Thomas has already been convicted and punished for his conduct in delivering cocaine to the confidential informant in Howard County; he pled guilty and was sentenced in Cass County for conspiracy to deliver cocaine based on the overt act of arranging to provide, driving to and effecting the transfer of cocaine at the Bob Evans Restaurant at 1850 U.S. 31 Bypass South in Kokomo. Therefore, further prosecution of this same conduct of dealing in cocaine in Howard County violates the Indiana Double Jeopardy Clause, and the trial court erred when it denied Thomas's motion to dismiss.
    Reversed.
BROOK, C. J., and RILEY, J., concur.

Footnote: Ind. Code § 35-48-4-1(a) (Supp. 2001).

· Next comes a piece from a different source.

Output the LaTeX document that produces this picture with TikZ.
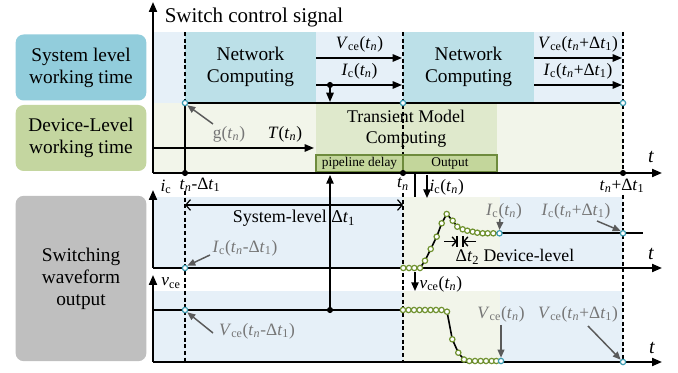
\documentclass[tikz,border=0pt]{standalone}
\usepackage{fontspec}
\setmainfont{Liberation Serif}
\usetikzlibrary{arrows.meta}

\definecolor{sysbox}{RGB}{146,205,220}
\definecolor{devbox}{RGB}{196,214,160}
\definecolor{wavebox}{RGB}{191,191,191}
\definecolor{bgblue}{RGB}{230,240,248}
\definecolor{netblue}{RGB}{188,224,232}
\definecolor{bggreen}{RGB}{242,245,234}
\definecolor{tmgreen}{RGB}{223,233,204}
\definecolor{pipegreen}{RGB}{195,214,155}
\definecolor{pipeedge}{RGB}{110,139,61}
\definecolor{ptgreen}{RGB}{112,146,48}
\definecolor{ptblue}{RGB}{60,155,176}
\definecolor{labelgray}{RGB}{118,118,118}
\definecolor{arrowgray}{RGB}{90,90,90}

% text helpers
\newcommand\ti{\textit{t}}
\newcommand\tn{\textit{t}\textsubscript{\textit{n}}}
\newcommand\dtone{Δ\textit{t}\textsubscript{1}}
\newcommand\Vce{\textit{V}\textsubscript{ce}}
\newcommand\Ic{\textit{I}\textsubscript{c}}
\newcommand\icc{\textit{i}\textsubscript{c}}
\newcommand\vce{\textit{v}\textsubscript{ce}}

\tikzset{
  axisline/.style={line width=1.5pt},
  axisarrow/.style={line width=1.5pt,-{Triangle[length=7.5pt,width=6pt]}},
  sigarrow/.style={line width=1.3pt,-{Triangle[length=7pt,width=5.5pt]}},
  guide/.style={line width=0.8pt,dash pattern=on 3pt off 2pt},
  lblbox/.style={rounded corners=6pt,minimum width=98pt,inner sep=0pt,align=center,
    font=\fontsize{14.5}{16.5}\selectfont},
  mathlbl/.style={font=\fontsize{13}{15}\selectfont,inner sep=1pt},
  graylbl/.style={mathlbl,text=labelgray},
  grayarrow/.style={draw=arrowgray,line width=1.1pt,-{Triangle[length=6pt,width=5pt]}},
  wave/.style={line width=1.2pt},
  gpt/.style={circle,draw=ptgreen,fill=white,line width=0.9pt,minimum size=4pt,inner sep=0pt},
  bpt/.style={circle,draw=ptblue,fill=white,line width=0.9pt,minimum size=4pt,inner sep=0pt},
  bdot/.style={circle,fill=black,minimum size=4.6pt,inner sep=0pt},
  pipebox/.style={draw=pipeedge,fill=pipegreen,line width=0.8pt,minimum height=12.75pt,
    inner sep=0pt,font=\fontsize{10}{12}\selectfont},
}

\begin{document}
\begin{tikzpicture}[x=0.75pt,y=-0.75pt]
\useasboundingbox (0,0) rectangle (678,373);

% ---------- background bands ----------
\fill[bgblue] (153,32) rectangle (623,103);
\fill[netblue] (185,32) rectangle (316,103);
\fill[netblue] (403,32) rectangle (534,103);
\fill[bggreen] (153,103) rectangle (623,173);
\fill[tmgreen] (316,103) rectangle (497,155);
\fill[bgblue] (153,197) rectangle (623,268);
\fill[bgblue] (153,291) rectangle (623,362);
\fill[bggreen] (403,197) rectangle (500,268);
\fill[bggreen] (403,291) rectangle (500,362);

% ---------- row labels ----------
\node[lblbox,fill=sysbox,minimum height=49.5pt] (sys) at (81,67.5) {System level\\working time};
\node[lblbox,fill=devbox,minimum height=49.5pt] (dev) at (81,138) {Device-Level\\working time};
\node[lblbox,fill=wavebox,minimum height=124pt] (wave) at (81,278.5) {Switching\\waveform\\output};

% ---------- key coordinates ----------
\coordinate (O1) at (153,173);
\coordinate (Y1) at (153,2);
\coordinate (X1) at (662,173);
\coordinate (O2) at (153,268);
\coordinate (Y2) at (153,190);
\coordinate (X2) at (662,268);
\coordinate (O3) at (153,362);
\coordinate (Y3) at (153,275);
\coordinate (X3) at (662,362);

\coordinate (a0) at (185,32);  \coordinate (a1) at (185,103); \coordinate (a2) at (185,173);
\coordinate (a3) at (185,191); \coordinate (a4) at (185,362);
\coordinate (b0) at (403,32);  \coordinate (b1) at (403,103); \coordinate (b2) at (403,173);
\coordinate (b3) at (403,193); \coordinate (b4) at (403,362);
\coordinate (c0) at (623,32);  \coordinate (c1) at (623,103); \coordinate (c2) at (623,173);
\coordinate (c3) at (623,195); \coordinate (c4) at (623,362);

% ---------- guides ----------
\draw[guide] (a0) -- (a1);
\draw[guide] (a3) -- (a4);
\draw[guide] (b0) -- (b2);
\draw[guide] (b3) -- (b4);
\draw[guide] (c0) -- (c2);
\draw[guide] (c3) -- (c4);

% ---------- Transient model block ----------
\node[font=\fontsize{13.4}{15.8}\selectfont,align=center] (tm) at (406,129) {Transient Model\\Computing};
\node[pipebox,minimum width=65.25pt] (pipe) at (359.5,163.5) {pipeline delay};
\node[pipebox,minimum width=70.5pt] (outp) at (450,163.5) {Output};

% ---------- network computing ----------
\node[font=\fontsize{14.5}{16.5}\selectfont,align=center] (nc1) at (250.5,67) {Network\\Computing};
\node[font=\fontsize{14.5}{16.5}\selectfont,align=center] (nc2) at (468.5,67) {Network\\Computing};

% ---------- axes ----------
\draw[axisarrow] (O1) -- (Y1);
\draw[axisarrow] (O1) -- (X1);
\draw[axisarrow] (O2) -- (Y2);
\draw[axisarrow] (O2) -- (X2);
\draw[axisarrow] (O3) -- (Y3);
\draw[axisarrow] (O3) -- (X3);
\draw[axisline] (a1) -- (c1);
\draw[axisline] (a1) -- (a2);

\node[font=\fontsize{15.75}{18}\selectfont] (title) at (254,17) {Switch control signal};
\node[mathlbl,font=\fontsize{15}{17}\selectfont] (t1) at (651,157) {\ti};
\node[mathlbl,font=\fontsize{15}{17}\selectfont] (t2) at (651,254) {\ti};
\node[mathlbl,font=\fontsize{15}{17}\selectfont] (t3) at (652,348) {\ti};

% ---------- signal arrows, system level ----------
\coordinate (v1s) at (316,58);  \coordinate (v1e) at (402,58);
\coordinate (i1s) at (316,85);  \coordinate (i1e) at (402,85);
\coordinate (v2s) at (534,58);  \coordinate (v2e) at (622,58);
\coordinate (i2s) at (534,85);  \coordinate (i2e) at (622,85);
\coordinate (tap) at (330,85);  \coordinate (tapend) at (330,102);
\draw[sigarrow] (v1s) -- (v1e);
\draw[sigarrow] (i1s) -- (i1e);
\draw[sigarrow] (v2s) -- (v2e);
\draw[sigarrow] (i2s) -- (i2e);
\draw[sigarrow] (tap) -- (tapend);
\node[bdot] (tapdot) at (tap) {};
\node[mathlbl] (lv1) at (359.5,44) {\Vce(\tn)};
\node[mathlbl] (li1) at (359.5,71) {\Ic(\tn)};
\node[mathlbl] (lv2) at (578,44) {\Vce(\tn+\dtone)};
\node[mathlbl] (li2) at (578,71) {\Ic(\tn+\dtone)};

% ---------- device level arrows ----------
\coordinate (Ts) at (153,148); \coordinate (Te) at (314,148);
\draw[sigarrow] (Ts) -- (Te);
\node[mathlbl] (Tl) at (285,134) {\textit{T}(\tn)};
\node[graylbl] (gl) at (229,134) {g(\tn)};

% ---------- axis time marks ----------
\node[bdot] (d1) at (a2) {};
\node[bdot] (d2) at (b2) {};
\node[bdot] (d3) at (c2) {};
\node[bpt] (s1) at (a1) {};
\node[bpt] (s2) at (b1) {};
\node[bpt] (s3) at (c1) {};
\coordinate (gs) at (213,124);
\draw[grayarrow] (gs) -- (s1.south east);

\node[mathlbl] (icl) at (166,187) {\icc};
\node[mathlbl] (tml) at (200,185) {\tn-\dtone};
\node[mathlbl] (tnl) at (403,184) {\tn};
\node[mathlbl] (tpl) at (622,186) {\tn+\dtone};
\node[mathlbl] (vcl) at (171,283) {\vce};

% feedback from the v_ce trace to the pipeline
\coordinate (fb0) at (330,310); \coordinate (fb1) at (330,175);
\draw[line width=1.1pt,-{Triangle[length=6.5pt,width=5.5pt]}] (fb0) -- (fb1);

% i_c(t_n) and v_ce(t_n) hand-over
\coordinate (sep0) at (415,174); \coordinate (sep1) at (415,197);
\draw[line width=0.8pt] (sep0) -- (sep1);
\coordinate (ia0) at (427,175); \coordinate (ia1) at (427,198);
\draw[line width=1.1pt,-{Triangle[length=6.5pt,width=5.5pt]}] (ia0) -- (ia1);
\node[mathlbl,anchor=west] (ial) at (428,187) {\icc(\tn)};
\coordinate (va0) at (415,272); \coordinate (va1) at (415,291);
\draw[line width=1.1pt,-{Triangle[length=6.5pt,width=5.5pt]}] (va0) -- (va1);
\node[mathlbl,anchor=west] (val) at (418,284) {\vce(\tn)};

% ---------- system-level interval ----------
\coordinate (sl0) at (185,205); \coordinate (sl1) at (403,205);
\draw[line width=0.9pt,{Straight Barb[length=3.5pt,width=8pt]}-{Straight Barb[length=3.5pt,width=8pt]}] (sl0) -- (sl1);
\node[mathlbl,font=\fontsize{13.5}{15}\selectfont] (sll) at (294,218) {System-level \dtone};

% ---------- v_ce trace ----------
\coordinate (vl0) at (153,310);
\coordinate (vl1) at (403,310);
\draw[wave] (vl0) -- (vl1);
\node[bdot] (fbdot) at (fb0) {};

\foreach \x/\y [count=\i] in {403/310,408.5/310,414/310,419.5/310,425/310,430.5/310,436/310,441.5/310,
  447/311.7,452.3/339.3,458.3/352.7,464/359.5,469.3/361,475/361,480.7/361,486/361,491.7/361,496.3/361}
  \coordinate (vp\i) at (\x,\y);
\draw[wave] (vp9) -- (vp10) -- (vp11) -- (vp12) -- (vp13);
\foreach \i in {1,...,18} \node[gpt] (vn\i) at (vp\i) {};
\node[bpt] (vend) at (501,361) {};
\node[bpt] (vfar) at (c4) {};
\node[bpt] (vold) at (185,310) {};

% ---------- i_c trace ----------
\foreach \x/\y [count=\i] in {403.3/268,409/268,414.3/268,420/268,425/260.7,430.7/249,436.7/236.7,
  441.7/223.3,446.7/214,452.7/220.7,457.3/226.7,462.7/229.3,467.3/230.7,472.7/231.7,477.3/232.7,
  482.7/233.3,487.7/233.3,493.3/233.3}
  \coordinate (ip\i) at (\x,\y);
\coordinate (iend) at (499.5,233.3);
\coordinate (itail) at (643,233.3);
\draw[wave] (ip4) foreach \i in {5,...,18} { -- (ip\i)} -- (iend);
\draw[wave] (iend) -- (itail);
\foreach \i in {1,...,18} \node[gpt] (in\i) at (ip\i) {};
\node[bpt] (iendn) at (iend) {};
\node[bpt] (ifar) at (623,233.3) {};
\node[bpt] (iold) at (185,268) {};

% ---------- device-level step ----------
\coordinate (k0) at (457,236); \coordinate (k1) at (457,247);
\coordinate (k2) at (463,236); \coordinate (k3) at (463,247);
\draw[line width=1pt] (k0) -- (k1);
\draw[line width=1pt] (k2) -- (k3);
\coordinate (ka) at (444,241.5); \coordinate (kb) at (476,241.5);
\coordinate (kc) at (457,241.5); \coordinate (kd) at (463,241.5);
\draw[line width=1pt,-{Straight Barb[length=3pt,width=7pt]}] (ka) -- (kc);
\draw[line width=1pt,-{Straight Barb[length=3pt,width=7pt]}] (kb) -- (kd);
\node[mathlbl,font=\fontsize{13.3}{15}\selectfont,anchor=west] (dl) at (454,257) {Δ\textit{t}\textsubscript{2} Device-level};

% ---------- grey value annotations ----------
\node[graylbl] (g1) at (504,211) {\Ic(\tn)};
\coordinate (g1a) at (500,219);
\draw[grayarrow] (g1a) -- (iendn.north);
\node[graylbl] (g2) at (576,211) {\Ic(\tn+\dtone)};
\coordinate (g2a) at (597,221);
\draw[grayarrow] (g2a) -- (ifar.north west);
\node[graylbl] (g3) at (501,314) {\Vce(\tn)};
\coordinate (g3a) at (501,325);
\draw[grayarrow] (g3a) -- (vend.north);
\node[graylbl] (g4) at (578,314) {\Vce(\tn+\dtone)};
\coordinate (g4a) at (588,326);
\draw[grayarrow] (g4a) -- (vfar.north west);
\node[graylbl] (g5) at (245,248) {\Ic(\tn-\dtone)};
\coordinate (g5a) at (210,255);
\draw[grayarrow] (g5a) -- (iold.north east);
\node[graylbl] (g6) at (257,331) {\Vce(\tn-\dtone)};
\coordinate (g6a) at (213,333);
\draw[grayarrow] (g6a) -- (vold.south east);
\end{tikzpicture}
\end{document}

Footnote: Ind. Code § 35-48-4-1(a) (1998); Ind. Code § 35-41-5-2 (1998).
 
Footnote: Thomas concedes that under this test, conspiracy to deliver cocaine and dealing in cocaine are not the same offense for the purposes of double jeopardy, as each requires proof of facts which the other does not. Conspiracy to deliver cocaine requires an agreement by two or more people to deal in cocaine and an overt act in furtherance of the agreement, but does not require that any cocaine ever be possessed with the intent to deliver. See Ind. Code § 35-48-4-1(a) (1998) and Ind. Code § 35-41-5-2 (1998). However, a conviction for dealing in cocaine requires possession with the intent to deliver. Id.
 
Footnote: We also note that a trial court may not accept a plea of guilty unless it determines that a sufficient factual basis exists to support the plea. Ind. Code § 35-35-1-3(b) (1998). A factual basis exists when there is evidence about the elements of the crime from which a trial court could reasonably conclude that the defendant is guilty, and relatively minimal evidence can be adequate. Rhoades v. State, 675 N.E.2d 698, 700 (Ind. 1996). However, the factual basis of a guilty plea need not be established beyond a reasonable doubt. Butler v. State, 658 N.E.2d 72, 77 (Ind. 1995).

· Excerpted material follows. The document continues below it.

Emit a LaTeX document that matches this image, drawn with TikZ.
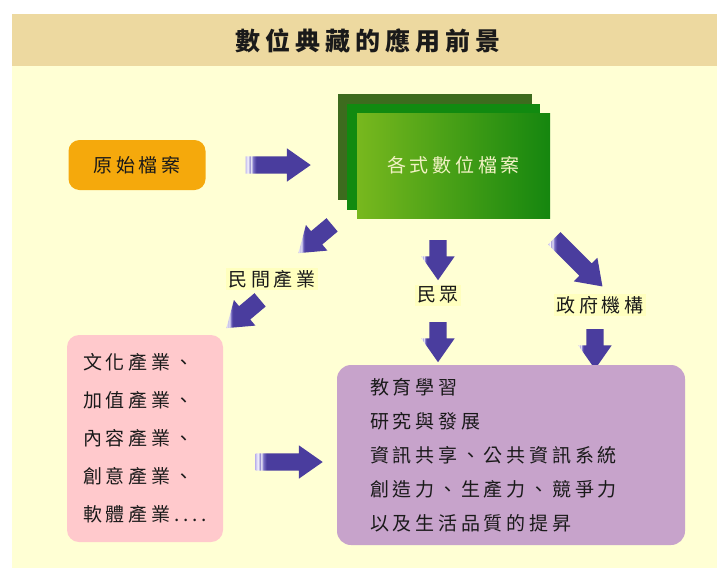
\documentclass[tikz,border=0pt]{standalone}
\usepackage{fontspec}
\setmainfont{Noto Sans CJK TC}
\newfontfamily\cjk{Noto Sans CJK TC}[LetterSpace=20]
\usetikzlibrary{shapes.arrows}

\definecolor{bandtan}{HTML}{EDD9A0}
\definecolor{cream}{HTML}{FFFFD4}
\definecolor{labelbg}{HTML}{FFFFBE}
\definecolor{origorange}{HTML}{F5A90C}
\definecolor{greenback}{HTML}{3D6B1E}
\definecolor{greenmid}{HTML}{118A10}
\definecolor{greenleft}{HTML}{78B81E}
\definecolor{greenright}{HTML}{15860F}
\definecolor{greentext}{HTML}{F2F2C4}
\definecolor{pinkbox}{HTML}{FFC9CC}
\definecolor{purplebox}{HTML}{C7A3CB}
\definecolor{arrdark}{HTML}{4A3D9E}
\definecolor{arrmid}{HTML}{7E74C8}
\definecolor{arrlight}{HTML}{C8C0F0}
\definecolor{inktext}{HTML}{1A1A1A}

\pgfdeclarehorizontalshading{tailshade}{100bp}{color(0bp)=(arrlight); color(25bp)=(arrlight); color(27bp)=(white); color(28bp)=(arrmid); color(29bp)=(white); color(30.5bp)=(arrmid); color(33bp)=(arrdark); color(100bp)=(arrdark)}

\tikzset{
  bigarrow/.style={single arrow, inner xsep=0, inner ysep=8.5, minimum height=#1,
    single arrow head extend=8, single arrow tip angle=70, shading=tailshade},
  txt/.style={font=\cjk\fontsize{19}{22}\selectfont, text=inktext},
  lbl/.style={txt, fill=labelbg, inner sep=2},
}

\begin{document}
\begin{tikzpicture}[x=1pt, y=-1pt]
\useasboundingbox (0,0) rectangle (717,568);
\fill[cream] (12,66) rectangle (717,568);
\fill[bandtan] (12,14) rectangle (717,66);
\node[font=\cjk\fontsize{25}{28}\selectfont\bfseries, text=inktext] (title) at (368,41){數位典藏的應用前景};

\node[txt, fill=origorange, rounded corners=11, minimum width=137, minimum height=50] (orig) at (137,165){原始檔案};
\node[bigarrow=65] (arrA) at (272,165){};

\node[fill=greenback, minimum width=194, minimum height=106] (green3) at (435,147){};
\node[fill=greenmid, minimum width=193, minimum height=106] (green2) at (443.5,157){};
\node[txt, text=greentext, left color=greenleft, right color=greenright, minimum width=193, minimum height=105] (green1) at (453.5,165.5){各式數位檔案};

\node[bigarrow=44, rotate=-140] (arrB) at (320,235){};
\node[lbl] (priv) at (272,279){民間產業};
\node[bigarrow=44, rotate=-140] (arrC) at (248,310){};

\node[bigarrow=40, rotate=-90] (arrD) at (438,254){};
\node[lbl] (public) at (438,295){民眾};
\node[bigarrow=40, rotate=-90] (arrE) at (438,336){};

\node[bigarrow=68, rotate=-45] (arrF) at (574,258){};
\node[lbl] (gov) at (600,305){政府機構};
\node[bigarrow=40, rotate=-90] (arrG) at (595,343){};

\node[txt, fill=pinkbox, rounded corners=12, minimum width=156, minimum height=207, align=left, font=\cjk\fontsize{19}{38}\selectfont] (industry) at (145,438.5){文化產業、\\加值產業、\\內容產業、\\創意產業、\\軟體產業....};
\node[bigarrow=67] (arrH) at (283,462){};

\node[txt, fill=purplebox, rounded corners=14, text width=282, inner xsep=33, minimum height=180, align=left, font=\cjk\fontsize{19}{34}\selectfont] (uses) at (511,455){教育學習\\研究與發展\\資訊共享、公共資訊系統\\創造力、生產力、競爭力\\以及生活品質的提昇};
\end{tikzpicture}
\end{document}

Footnote: In his opinion, Justice Boehm noted that Grady was overruled three years later by U.S. v. Dixon, 509 U.S 688, 712 (1993), in favor of a return to the "same elements" test of Blockberger v. U.S., 284 U.S. 299 (1932). He stated, "[a]lthough Grady is no longer the law under the federal Double Jeopardy Clause, I generally agree with the view of Justices Souter, Stevens, White, and Blackmun, who defended Grady in Dixon." Richardson, 717 N.E.2d at 70 (Boehm, J., concurring opinion).
 
Footnote: The State argues that "additional Indiana Constitutional protections against double jeopardy, which expand those protections contained in the federal constitution, should be limited to multiple punishment cases." Br. of Appellee at 4 (emphasis added). Thomas contends that no possible rationale exists for expanding a defendant's rights under Article I, Section 14 in cases of multiple prosecutions as our supreme court did in Richardson but at the same time restricting those rights to the federal Blockberger analysis in cases of subsequent prosecutions. Reply Br. of Appellant at 2. We agree. In Richardson, to determine the proper interpretation of the Indiana Double Jeopardy Clause, Justice Dickson analyzed cases involving "subsequent prosecutions because double jeopardy claims in multiple punishments cases did not emerge until after 1930, and because this Court has not distinguished between double jeopardy protections in multiple punishment cases and those in subsequent prosecution cases." Richardson, 717 N.E.2d at 43.
Footnote: As noted above, the Howard County charging information alleges "on or about the 19 th day of November, 1998, at the County of Howard and the state of Indiana, REGINALD J. THOMAS, did then and there unlawfully, knowingly, or intentionally deliver cocaine, pure or adulterated in an aggregate weight of less than three (3) grams to Confidential and Reliable Informant 5662, at or near the Bob Evans Restaurant, located at 1850 U.S. 31 By Pass South, Kokomo, Howard County, Indiana." Appellant's App. p. 7.